Students sit in a circle on raised stage platforming, discussing planning their rehearsal.

The One Rule for Every Theater Teacher

October 16, 20254 min read

“What’s the most important thing every theater teacher should know?”

I’ve been exposed to a lot of student teachers lately. Not my student teachers, I’ve never gone through the training to host them, but our department gets a lot of college students coming in for observation hours and we end up with student teachers about every other year. One potential theater teacher of the future, who happens to also be my niece, told me she feels completely unprepared by her classes.
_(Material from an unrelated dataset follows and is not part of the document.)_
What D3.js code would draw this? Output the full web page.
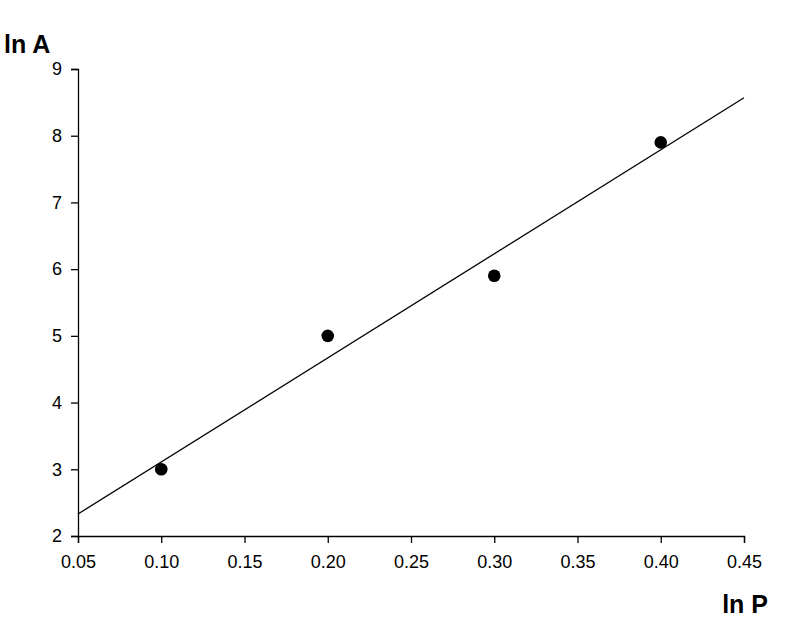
<!DOCTYPE html>
<html><head><meta charset="utf-8">
<script src="https://cdn.jsdelivr.net/npm/d3@7"></script>
<style>body{margin:0;background:#fff}svg{display:block;font-family:"Liberation Sans",Arial,sans-serif}</style>
</head><body><svg id="c" width="805" height="621"></svg>
<script>
const xValues=[0.10,0.20,0.30,0.40];
const yValues=[3,5,5.9,7.9];
const xTicks=[0.05,0.10,0.15,0.20,0.25,0.30,0.35,0.40,0.45];
const yTicks=[2,3,4,5,6,7,8,9];
const xTitle="ln P", yTitle="ln A";

const svg=d3.select("#c");
const x=d3.scaleLinear().domain([0.05,0.45]).range([78,744]);
const y=d3.scaleLinear().domain([2,9]).range([536,69]);

const xa=svg.append("g").attr("transform","translate(0,536)")
 .call(d3.axisBottom(x).tickValues(xTicks).tickFormat(d3.format(".2f")).tickSizeOuter(0).tickSize(7).tickPadding(12));
const ya=svg.append("g").attr("transform","translate(78,0)")
 .call(d3.axisLeft(y).tickValues(yTicks).tickFormat(d3.format("d")).tickSizeOuter(0).tickSize(7).tickPadding(9));
[xa,ya].forEach(a=>{a.selectAll("text").attr("font-size",18).attr("fill","#000").attr("font-family","Liberation Sans, Arial, sans-serif");
 a.selectAll("path,line").attr("stroke","#000").attr("stroke-width",1.3);});

// least squares fit from data
const mx=d3.mean(xValues), my=d3.mean(yValues);
const slope=d3.sum(xValues,(v,i)=>(v-mx)*(yValues[i]-my))/d3.sum(xValues,v=>(v-mx)*(v-mx));
const icpt=my-slope*mx;
const dom=x.domain();
svg.append("line").attr("x1",x(dom[0])).attr("y1",y(icpt+slope*dom[0]))
 .attr("x2",x(dom[1])).attr("y2",y(icpt+slope*dom[1])).attr("stroke","#000").attr("stroke-width",1.3);

svg.selectAll("circle.pt").data(xValues).enter().append("circle").attr("class","pt")
 .attr("cx",d=>x(d)).attr("cy",(d,i)=>y(yValues[i])).attr("r",6.3).attr("fill","#000");

svg.append("text").attr("x",4).attr("y",53).attr("font-size",25).attr("font-weight","bold").text(yTitle);
svg.append("text").attr("x",768).attr("y",613).attr("text-anchor","end").attr("font-size",25).attr("font-weight","bold").text(xTitle);
</script></body></html>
I assured her she was, in fact, completely unprepared, but that was ok. When she asked, when anyone asks, what’s the most important thing to remember, here’s my answer: The process matters more than the product.

Every time.

You can have a show with cardboard sets and missed cues and still create a meaningful, unforgettable experience for students and audiences. Or you can have a “perfect” show that left half your kids out in the cold.

Guess which one I’m proud of?

Why Process First Works

The process is where students take risks, grow, and build confidence. It’s where they find their identity in community. When you focus on product alone, on the smooth squeaky clean production, you lose all of that. But when you build a culture of process first, everyone wins.

Theater is work. It takes dedication and commitment. It takes being able to see an end point no one else can and then steering the ship is that direction as you build it. When you’re doing it in an educational setting, you’re building that ship with people who don’t know where the tools are, what the ship looks like, or how to swim.

We all know this to be true. It looks like chaos. It feels like a constant lurch toward the edge, but what is it really? It's a set of steps, of trial and error, of experiment and course correction, to create a piece of art.

The steps matter as much as the product. Even though no one may ever see the steps. The daily showing up, doing the work, finding the flaws, trying again, making it better and repeating that for weeks is training for the bigger world. The idea that collaboration will take you farther than competition and that every job, no matter how small, is part of the whole, creates an understanding of how to live a better life and go farther in any field.

I’ve worked with students who now design professionally, students who were once told in high school that they should just stay quiet or stay behind the scenes. I’ve heard the horror stories. I’ve seen the hurt. And I refuse to be another adult who tells a kid they don’t belong.

Rewrite the Rules

You don’t need Broadway polish. You need a process that says: “You are safe here. You matter here. Let’s create together.” And then teach the steps required to create great art, with high expectations, and an understanding that the bar is a goal we strive for with joy and excitement. And there is always another, higher bar to strive for. That’s what inclusive theater education looks like.

Action Step: Audit Your Rehearsal Culture

Here’s your invitation to look beneath the surface. Not at the performance, but at what leads to it.

Take 10 minutes. Grab a notebook. Answer these Rehearsal Audit Questions

How much time do I spend nurturing vs. perfecting?

Who gets asked for ideas? Who offers them freely?

Who receives feedback—and what kind?

Who gets invited back? Who chooses to return?

Who’s thriving here? Who’s just surviving?

What could I shift to widen the circle?


You don’t need to overhaul everything today. Just notice. Get curious. This is your real curriculum and you’re the architect of it.

If You Only Remember One Thing

You don’t have to make the most impressive show. You have to make the most inclusive process.

Because the student who held a drill for the first time in your class might someday build sets for Broadway. Or run a community theater. Or teach the next generation of artists. Or have a great confident life because they learned they could accomplish big things. And isn’t that more impactful than the perfect production?

Let’s make sure they leave believing they belong.